To measure your annual growth, often the CAGR calculation method is getting used. But how does it exactly works? CAGR stands for Compound Annual Growth Rate. This calculates the average compounded return over a specific period. For example, to see what return is needed on average per year to arrive at a certain value.

Example

Suppose you invest $10,000 in stocks whose growth has been variable over the past four years:

Year Starting value Yield Ending value
1 $ 10.000 20% $ 12.000
2 $ 12.000 30% $ 15.600
3 $ 15.600 -40% $ 9.360
4 $ 9.360 5% $ 9.828

If you would take the average return by dividing it with each other, you would end up with a positive return of +3.75% per year. While you have made a loss on your ending value.

(20% + 30% − 40% + 5%) / 4 = 3.75%

Using CAGR will give you a more accurate picture of the average return. For example, with a CAGR calculation you will end up with a return of -0.43% per year.

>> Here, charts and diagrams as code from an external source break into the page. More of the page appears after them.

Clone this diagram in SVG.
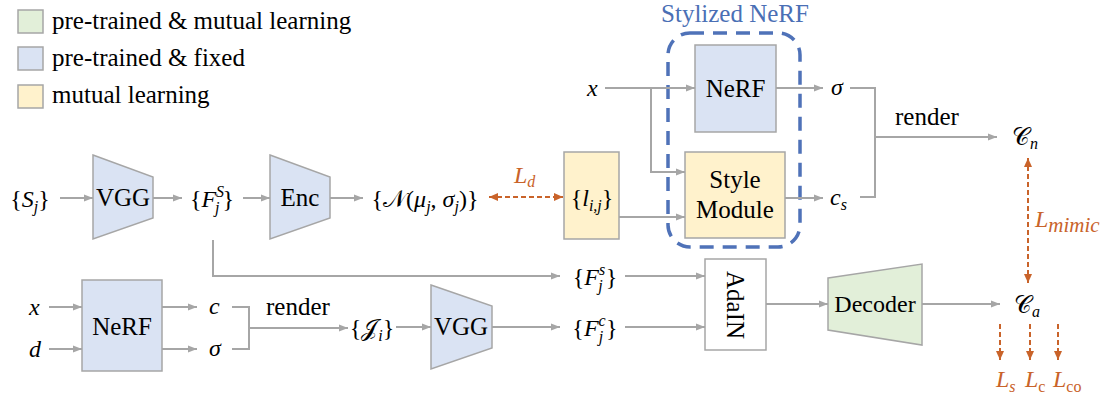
<svg xmlns="http://www.w3.org/2000/svg" width="1107" height="396" viewBox="0 0 1107 396">
<style>
.t{font-size:24px;fill:#000}
.lg{font-size:25px;fill:#000}
.m{font-size:24px;font-style:italic;fill:#000}
.n{font-style:normal}
.s{font-size:16px}
.o{fill:#c9632a}
.box{stroke:#a6a6a6;stroke-width:1.5}
.blue{fill:#dae3f3}
.yel{fill:#fff2cc}
.grn{fill:#e2efd9}
.ln{fill:none;stroke:#a6a6a6;stroke-width:2}
.ar{marker-end:url(#ga)}
.od{fill:none;stroke:#c9632a;stroke-width:2;stroke-dasharray:5 3}
</style>
<defs>
<marker id="ga" markerUnits="userSpaceOnUse" markerWidth="9" markerHeight="8" refX="9" refY="4" orient="auto"><path d="M0,0.5 L9,4 L0,7.5 z" fill="#a6a6a6"/></marker>
<marker id="oa" markerUnits="userSpaceOnUse" markerWidth="9" markerHeight="8" refX="9" refY="4" orient="auto-start-reverse"><path d="M0,0 L9,4 L0,8 z" fill="#c9632a"/></marker>
</defs>

<g id="legend">
<rect x="18" y="10" width="25" height="23" class="box grn"/>
<rect x="18" y="47" width="25" height="23" class="box blue"/>
<rect x="18" y="85" width="25" height="23" class="box yel"/>
<text x="52" y="29" class="lg" font-family="Liberation Serif">pre-trained &amp; mutual learning</text>
<text x="52" y="66" class="lg" font-family="Liberation Serif">pre-trained &amp; fixed</text>
<text x="52" y="103" class="lg" font-family="Liberation Serif">mutual learning</text>
</g>

<g id="stylized-nerf">
<rect x="668" y="33" width="132" height="214" rx="22" fill="none" stroke="#4f72b8" stroke-width="3.5" stroke-dasharray="14 9"/>
<text x="735" y="22" class="lg" font-family="Liberation Serif" text-anchor="middle" style="fill:#4a6fb5">Stylized NeRF</text>
</g>

<g id="connectors">
<line x1="60" y1="198" x2="93" y2="198" class="ln ar"/>
<line x1="153" y1="198" x2="182" y2="198" class="ln ar"/>
<line x1="243" y1="198" x2="270" y2="198" class="ln ar"/>
<line x1="330" y1="198" x2="363" y2="198" class="ln ar"/>
<line x1="489" y1="197" x2="563" y2="197" class="od" marker-start="url(#oa)" marker-end="url(#oa)"/>
<line x1="619" y1="217" x2="685" y2="217" class="ln ar"/>
<line x1="605" y1="88" x2="695" y2="88" class="ln ar"/>
<polyline points="651,88 651,172 685,172" class="ln ar"/>
<line x1="776" y1="88" x2="823" y2="88" class="ln ar"/>
<line x1="785" y1="198" x2="823" y2="198" class="ln ar"/>
<polyline points="850,88 875,88 875,197 860,197" class="ln"/>
<line x1="875" y1="137" x2="997" y2="137" class="ln ar"/>
<polyline points="213,240 213,276 560,276" class="ln ar"/>
<line x1="625" y1="276" x2="705" y2="276" class="ln ar"/>
<line x1="49" y1="307" x2="82" y2="307" class="ln ar"/>
<line x1="49" y1="349" x2="82" y2="349" class="ln ar"/>
<line x1="162" y1="307" x2="197" y2="307" class="ln ar"/>
<line x1="162" y1="349" x2="197" y2="349" class="ln ar"/>
<polyline points="232,307 249,307 249,349 232,349" class="ln"/>
<line x1="249" y1="328" x2="348" y2="328" class="ln ar"/>
<line x1="396" y1="327" x2="431" y2="327" class="ln ar"/>
<line x1="492" y1="327" x2="560" y2="327" class="ln ar"/>
<line x1="625" y1="327" x2="705" y2="327" class="ln ar"/>
<line x1="766" y1="304" x2="828" y2="304" class="ln ar"/>
<line x1="922" y1="304" x2="1000" y2="304" class="ln ar"/>
<line x1="1028" y1="158" x2="1028" y2="283" class="od" marker-start="url(#oa)" marker-end="url(#oa)"/>
<line x1="1000" y1="324" x2="1000" y2="360" class="od" marker-end="url(#oa)"/>
<line x1="1030" y1="324" x2="1030" y2="360" class="od" marker-end="url(#oa)"/>
<line x1="1058" y1="324" x2="1058" y2="360" class="od" marker-end="url(#oa)"/>
</g>

<g id="Sj"><text x="30" y="207" class="m" font-family="Liberation Serif" text-anchor="middle"><tspan class="n">{</tspan>S<tspan class="s" dy="5">j</tspan><tspan class="n" dy="-5">}</tspan></text></g>
<g id="vgg1"><polygon points="93,155 153,177 153,218 93,239" class="box blue"/><text x="123" y="206" class="lg" font-family="Liberation Serif" text-anchor="middle">VGG</text></g>
<g id="FjS"><text x="212" y="207" class="m" font-family="Liberation Serif" text-anchor="middle"><tspan class="n">{</tspan>F<tspan class="s" dy="-10">S</tspan><tspan class="s" dx="-9" dy="16">j</tspan><tspan class="n" dx="3" dy="-6">}</tspan></text></g>
<g id="enc"><polygon points="270,155 330,177 330,218 270,239" class="box blue"/><text x="300" y="206" class="lg" font-family="Liberation Serif" text-anchor="middle">Enc</text></g>
<g id="gauss"><text x="425" y="207" class="m" font-family="Liberation Serif" text-anchor="middle"><tspan class="n">{</tspan><tspan class="n">𝒩</tspan><tspan class="n">(</tspan>μ<tspan class="s" dy="5">j</tspan><tspan class="n" dy="-5">, </tspan>σ<tspan class="s" dy="5">j</tspan><tspan class="n" dy="-5">)}</tspan></text>
<text x="514" y="183" class="m o" font-family="Liberation Serif">L<tspan class="s" dy="4">d</tspan></text></g>
<g id="lij"><rect x="564" y="152" width="55" height="87" class="box yel"/><text x="592" y="206" class="m" font-family="Liberation Serif" text-anchor="middle"><tspan class="n">{</tspan>l<tspan class="s" dy="5">i,j</tspan><tspan class="n" dy="-5">}</tspan></text></g>
<g id="x-top"><text x="587" y="96" class="m" font-family="Liberation Serif">x</text></g>
<g id="nerf-top"><rect x="695" y="45" width="81" height="87" class="box blue"/><text x="735.5" y="97" class="lg" font-family="Liberation Serif" text-anchor="middle">NeRF</text></g>
<g id="style-module"><rect x="685" y="152" width="100" height="86" class="box yel"/><text x="735" y="188" class="lg" font-family="Liberation Serif" text-anchor="middle">Style</text><text x="735" y="218" class="lg" font-family="Liberation Serif" text-anchor="middle">Module</text></g>
<g id="sigma-top"><text x="831" y="95" class="m" font-family="Liberation Serif">σ</text></g>
<g id="cs"><text x="830" y="205" class="m" font-family="Liberation Serif">c<tspan class="s" dy="5">s</tspan></text></g>
<g id="render-top"><text x="895" y="125" class="lg" font-family="Liberation Serif">render</text></g>
<g id="Cn"><text x="1012" y="145" class="m" font-family="Liberation Serif"><tspan class="n">𝒞</tspan><tspan class="s" dy="4">n</tspan></text></g>
<g id="Lmimic"><text x="1035" y="227" class="m o" font-family="Liberation Serif">L<tspan dy="5" style="font-size:21px">mimic</tspan></text></g>

<g id="x-bot"><text x="29" y="315" class="m" font-family="Liberation Serif">x</text></g>
<g id="d-bot"><text x="29" y="357" class="m" font-family="Liberation Serif">d</text></g>
<g id="nerf-bot"><rect x="82" y="280" width="80" height="91" class="box blue"/><text x="122" y="335" class="lg" font-family="Liberation Serif" text-anchor="middle">NeRF</text></g>
<g id="c-bot"><text x="209" y="314" class="m" font-family="Liberation Serif">c</text></g>
<g id="sigma-bot"><text x="209" y="356" class="m" font-family="Liberation Serif">σ</text></g>
<g id="render-bot"><text x="266" y="315" class="lg" font-family="Liberation Serif">render</text></g>
<g id="Ji"><text x="372" y="336" class="m" font-family="Liberation Serif" text-anchor="middle"><tspan class="n">{</tspan><tspan class="n">𝒥</tspan><tspan class="s" dy="5">i</tspan><tspan class="n" dy="-5">}</tspan></text></g>
<g id="vgg2"><polygon points="431,285 492,306 492,348 431,369" class="box blue"/><text x="461" y="335" class="lg" font-family="Liberation Serif" text-anchor="middle">VGG</text></g>
<g id="Fjs"><text x="595" y="285" class="m" font-family="Liberation Serif" text-anchor="middle"><tspan class="n">{</tspan>F<tspan class="s" dy="-10">s</tspan><tspan class="s" dx="-7" dy="16">j</tspan><tspan class="n" dx="3" dy="-6">}</tspan></text></g>
<g id="Fjc"><text x="595" y="336" class="m" font-family="Liberation Serif" text-anchor="middle"><tspan class="n">{</tspan>F<tspan class="s" dy="-10">c</tspan><tspan class="s" dx="-7" dy="16">j</tspan><tspan class="n" dx="3" dy="-6">}</tspan></text></g>
<g id="adain"><rect x="705" y="259" width="61" height="91" class="box" fill="#fff"/><text transform="translate(727,305) rotate(90)" class="lg" font-family="Liberation Serif" text-anchor="middle">AdaIN</text></g>
<g id="decoder"><polygon points="828,278 922,264 922,345 828,330" class="box grn"/><text x="875" y="312" class="t" font-family="Liberation Serif" text-anchor="middle">Decoder</text></g>
<g id="Ca"><text x="1014" y="313" class="m" font-family="Liberation Serif"><tspan class="n">𝒞</tspan><tspan class="s" dy="4">a</tspan></text></g>
<g id="losses">
<text x="996" y="387" class="m o" font-family="Liberation Serif">L<tspan class="s" dy="5">s</tspan></text>
<text x="1025" y="387" class="m o" font-family="Liberation Serif">L<tspan class="s n" dy="5">c</tspan></text>
<text x="1053" y="387" class="m o" font-family="Liberation Serif">L<tspan class="s n" dy="5">co</tspan></text>
</g>
</svg>
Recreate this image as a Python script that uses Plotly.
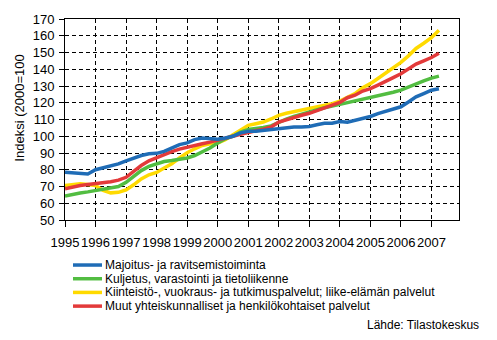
import plotly.graph_objects as go
import pandas as pd

# Quarterly observations, 1995Q1 .. 2007Q2
quarters = pd.date_range("1995-01-01", periods=50, freq="QS")

majoitus = [78.5, 78.0, 77.8, 77.5, 80.0, 81.0, 82.0, 83.5, 85.3, 87.0,
            88.5, 89.5, 89.8, 91.0, 93.0, 95.0, 96.0, 98.0, 99.0, 98.5,
            98.2, 99.0, 100.0, 102.0, 103.0, 103.0, 103.5, 104.0, 105.0, 105.5,
            105.5, 105.5, 105.8, 106.9, 107.8, 107.8, 108.8, 108.4, 109.5, 111.0,
            111.8, 113.5, 115.0, 116.0, 117.6, 120.5, 123.5, 125.5, 127.5, 128.4]

kuljetus = [64.3, 65.3, 66.1, 66.8, 67.6, 68.6, 69.2, 70.0, 72.5, 76.0,
            79.5, 82.0, 83.7, 84.9, 85.5, 86.0, 87.0, 88.5, 90.5, 93.0,
            96.0, 98.5, 100.0, 102.5, 104.0, 104.5, 105.2, 106.2, 108.5, 110.2,
            111.8, 113.2, 114.7, 116.0, 117.0, 118.0, 119.0, 120.3, 121.0, 122.0,
            122.9, 124.0, 125.2, 126.3, 127.5, 129.5, 131.4, 133.0, 134.7, 135.9]

kiinteisto = [70.6, 71.2, 71.6, 71.2, 70.6, 67.6, 66.2, 66.5, 68.0, 71.0,
              74.5, 77.0, 78.4, 81.0, 83.5, 87.0, 90.2, 92.5, 94.5, 95.5,
              96.0, 98.0, 101.0, 104.0, 106.5, 107.5, 108.5, 110.3, 112.5, 113.7,
              114.7, 115.7, 116.7, 117.5, 118.3, 119.5, 121.0, 123.5, 125.5, 129.0,
              131.4, 134.5, 137.5, 141.0, 144.1, 148.0, 152.4, 155.5, 158.8, 163.3]

muut = [68.6, 69.8, 70.6, 71.2, 71.6, 72.0, 72.8, 73.8, 75.5, 79.0,
        82.5, 85.3, 87.3, 89.2, 90.8, 92.3, 93.5, 94.5, 95.5, 96.5,
        97.5, 99.0, 100.0, 101.2, 102.5, 103.3, 104.2, 105.5, 108.5, 110.0,
        111.2, 112.5, 113.7, 115.2, 116.9, 118.5, 120.2, 123.0, 124.5, 127.0,
        128.4, 130.5, 133.0, 135.0, 137.3, 140.0, 143.1, 145.0, 147.0, 149.6]

names = ["Majoitus- ja ravitsemistoiminta",
         "Kuljetus, varastointi ja tietoliikenne",
         "Kiinteistö-, vuokraus- ja tutkimuspalvelut; liike-elämän palvelut",
         "Muut yhteiskunnalliset ja henkilökohtaiset palvelut"]
colors = ["#1F6CB6", "#52BD41", "#FFDA00", "#E33A3A"]
series = [majoitus, kuljetus, kiinteisto, muut]

year_ticks = [str(y) for y in range(1995, 2008)]
y_ticks = list(range(50, 171, 10))

FONT = "Liberation Sans, Arial, sans-serif"
FS = 13
LFS = 12

fig = go.Figure()
for i in [2, 1, 3, 0]:
    fig.add_trace(go.Scatter(x=quarters, y=series[i], mode="lines", name=names[i],
                             line=dict(color=colors[i], width=3.5),
                             showlegend=False))

# legend built from series names/colours
L, R, T, B = 65, 459, 16, 220
W, H = R - L, B - T
def px_x(p):
    return (p - L) / W
def px_y(p):
    return (B - p) / H

row_y = [265.7, 279.6, 293.5, 307.4]
for i, nm in enumerate(names):
    fig.add_shape(type="line", xref="paper", yref="paper",
                  x0=px_x(73), x1=px_x(102), y0=px_y(row_y[i]), y1=px_y(row_y[i]),
                  line=dict(color=colors[i], width=3.5))
    fig.add_annotation(text=nm, xref="paper", yref="paper", x=px_x(103.5), y=px_y(row_y[i]),
                       xanchor="left", yanchor="middle", showarrow=False, borderpad=0,
                       font=dict(family=FONT, size=LFS, color="black"))

fig.add_annotation(text="Lähde: Tilastokeskus", xref="paper", yref="paper",
                   x=px_x(480), y=px_y(327), xanchor="right", yanchor="middle",
                   showarrow=False, borderpad=0, font=dict(family=FONT, size=LFS, color="black"))

fig.add_annotation(text="Indeksi (2000=100", xref="paper", yref="paper",
                   x=px_x(20), y=px_y(107), xanchor="center", yanchor="middle",
                   textangle=-90, showarrow=False,
                   font=dict(family=FONT, size=FS, color="black"))

fig.update_layout(
    width=497, height=340,
    margin=dict(l=L, r=497 - R, t=T, b=340 - B, pad=0),
    paper_bgcolor="white", plot_bgcolor="white",
    font=dict(family=FONT, size=FS, color="black"),
    xaxis=dict(type="date", range=["1995-01-01", "2007-11-27"],
               tickvals=[pd.Timestamp(y + "-01-01") for y in year_ticks],
               ticktext=year_ticks, tickangle=0,
               ticks="outside", ticklen=6, tickcolor="black", ticklabelstandoff=4,
               showline=True, linecolor="black", linewidth=1, mirror=True,
               showgrid=True, gridcolor="black", gridwidth=1, griddash="4px,3px",
               zeroline=False, tickfont=dict(size=FS)),
    yaxis=dict(range=[50, 170], tickvals=y_ticks,
               ticks="outside", ticklen=5, tickcolor="black", ticklabelstandoff=2,
               showline=True, linecolor="black", linewidth=1, mirror=True,
               showgrid=True, gridcolor="black", gridwidth=1, griddash="4px,3px",
               zeroline=False, tickfont=dict(size=FS)),
)

fig.write_html("out.html")
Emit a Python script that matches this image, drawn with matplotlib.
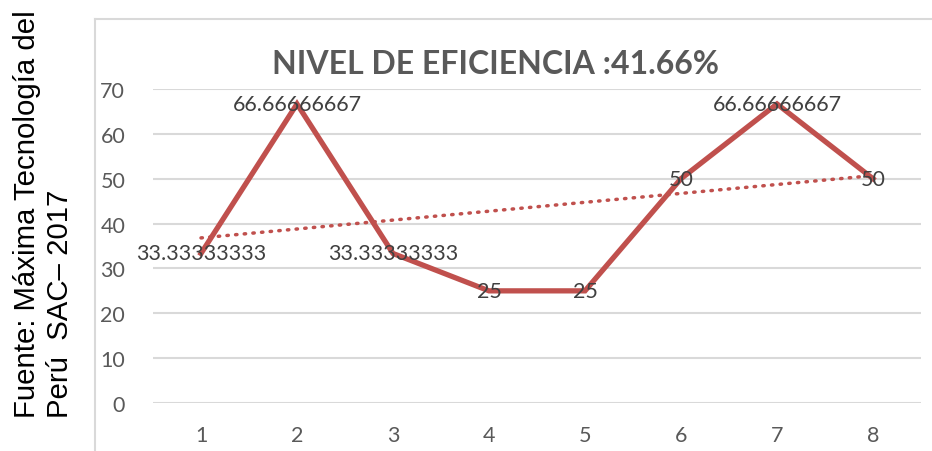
import numpy as np
import matplotlib
matplotlib.use('Agg')
import matplotlib.pyplot as plt
from matplotlib.lines import Line2D

# data
periodos = [1, 2, 3, 4, 5, 6, 7, 8]
eficiencia = [33.33333333, 66.66666667, 33.33333333, 25, 25, 50, 66.66666667, 50]
etiquetas = ['33.33333333', '66.66666667', '33.33333333', '25', '25', '50', '66.66666667', '50']
titulo = 'NIVEL DE EFICIENCIA :41.66%'
fuente_1 = 'Fuente: Máxima Tecnología del'
fuente_2 = 'Perú  SAC– 2017'

ROJO = '#C0504D'
GRIS = '#595959'
GRID = '#D9D9D9'

plt.rcParams['font.family'] = ['Lato', 'DejaVu Sans']

W, H = 932, 452
fig = plt.figure(figsize=(W/100, H/100), dpi=100)

# chart frame (only top and left edges visible)
fig.add_artist(Line2D([95/W, 95/W], [0, 1-20/H], color=GRID, lw=1.5, transform=fig.transFigure))
fig.add_artist(Line2D([95/W, 1], [1-20/H, 1-20/H], color=GRID, lw=1.5, transform=fig.transFigure))

ax = fig.add_axes([153/W, 1-404/H, (921-153)/W, (404-90)/H])
ax.set_xlim(0.5, 8.5)
ax.set_ylim(0, 70)
ax.set_yticks(range(0, 71, 10))
ax.set_xticks(periodos)
for s in ax.spines.values():
    s.set_visible(False)
ax.yaxis.grid(True, color=GRID, lw=1.5)
ax.set_axisbelow(True)
ax.tick_params(length=0, labelsize=15.5, labelcolor=GRIS)
ax.tick_params(axis='x', pad=16)
ax.tick_params(axis='y', pad=20)

ax.plot(periodos, eficiencia, color=ROJO, lw=3.8, solid_joinstyle='miter', zorder=3)

# linear trendline
m, b = np.polyfit(periodos, eficiencia, 1)
xt = np.array([periodos[0], periodos[-1]])
ax.plot(xt, m*xt + b, color=ROJO, lw=2.5, ls=(0, (0.4, 2.1)), dash_capstyle='round', zorder=2)

for x, y, t in zip(periodos, eficiencia, etiquetas):
    ax.text(x, y, t, ha='center', va='center', fontsize=15.5, color='#404040', zorder=4)

fig.text(496/W, 1-65/H, titulo, ha='center', va='center', fontsize=23,
         fontweight='bold', color=GRIS)

fig.text(27/W, 34/H, fuente_1, rotation=90, ha='center', va='bottom',
         fontsize=21.2, family='Liberation Sans', color='black')
fig.text(60/W, 34/H, fuente_2, rotation=90, ha='center', va='bottom',
         fontsize=21.2, family='Liberation Sans', color='black')

fig.savefig('out.png', dpi=100)
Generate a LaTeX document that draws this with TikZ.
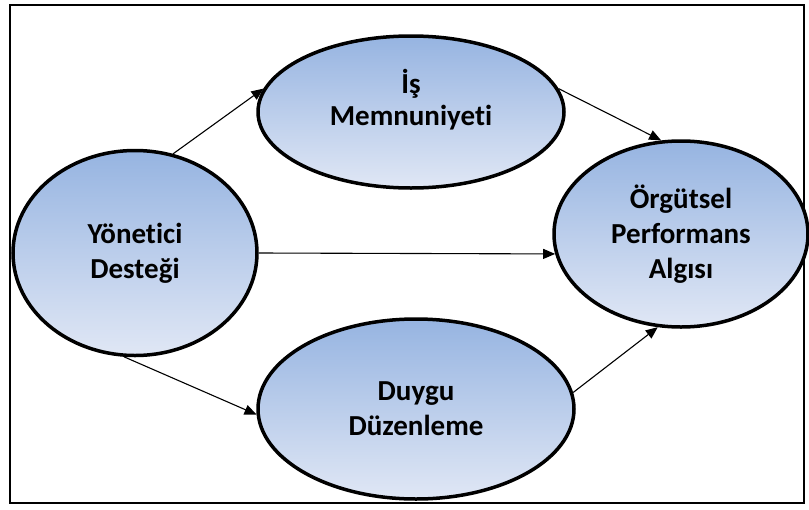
\documentclass[tikz,border=0pt]{standalone}
\usepackage{fontspec}
\setmainfont[Ligatures=NoCommon]{Carlito}
\usetikzlibrary{shapes.geometric,arrows.meta}

\definecolor{elltop}{RGB}{150,180,225}
\definecolor{ellbot}{RGB}{224,231,245}

\begin{document}
\begin{tikzpicture}[x=1pt,y=-1pt,>={Triangle[length=12pt,width=10pt]},
    oval/.style={ellipse,draw=black,line width=3.5pt,inner sep=0pt,
      top color=elltop,bottom color=ellbot,align=center,
      font=\fontsize{29}{35}\selectfont\bfseries},
    txt/.style={align=center,font=\fontsize{29}{32}\selectfont\bfseries},
    link/.style={->,line width=1.1pt}]
  \useasboundingbox (0,0) rectangle (809,509);
  % outer frame
  \draw[line width=1.3pt] (10,5) rectangle (804,503);

  % variables
  \node[oval,minimum width=244pt,minimum height=205pt] (yon) at (135,253) {Yönetici\\Desteği};
  \node[oval,minimum width=306pt,minimum height=152pt,
        label={[txt,yshift=12pt]center:İş\\Memnuniyeti}] (is) at (411,112) {};
  \node[oval,minimum width=254pt,minimum height=186pt] (org) at (681,234) {Örgütsel\\Performans\\Algısı};
  \node[oval,minimum width=316pt,minimum height=180pt] (duy) at (416,409) {Duygu\\Düzenleme};

  % paths
  \draw[link] (yon.69) -- (is.171);
  \draw[link] (yon.0) -- (org.189);
  \draw[link] (yon.264) -- (duy.182);
  \draw[link] (is.9) -- (org.102);
  \draw[link] (duy.6) -- (org.256);
\end{tikzpicture}
\end{document}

(ending value / starting value) ^ (1 / number of years) - 1
($9,828 / $10,000) ^ (1 / 4) - 1 = -0.43%

Because the CAGR calculation includes compound growth, which means that the interest-on-interest effect has been included, the positive and negative years are better taken into account.

Absolute vs MWRR CAGR

Within PDT we have made it possible to choose how your return is calculated. This also affects the CAGR calculation. The absolute CAGR will be calculated as in the example above. But once the MWRR calculation has been set, we approach determining your final value differently. Your deposits are weighted over your investment period, which also affects your final value. Read more how your MWRR is calculated.

MWRR CAGR = (Total MWRR) ^ (1 / number of years) - 1
Absolute CAGR = (Absolute MWRR) ^ (1 / number of years) - 1

When do you use CAGR?

If you invest for more than a year, it could be useful to view the CAGR of your portfolio. For example, if you invest for 6 years and you have a total return of 103%, leave that much to your imagination. Maybe a CAGR of 9.38% gives you more insights. So you can compare it as well to (the long-term average of) the market or other shared portfolios.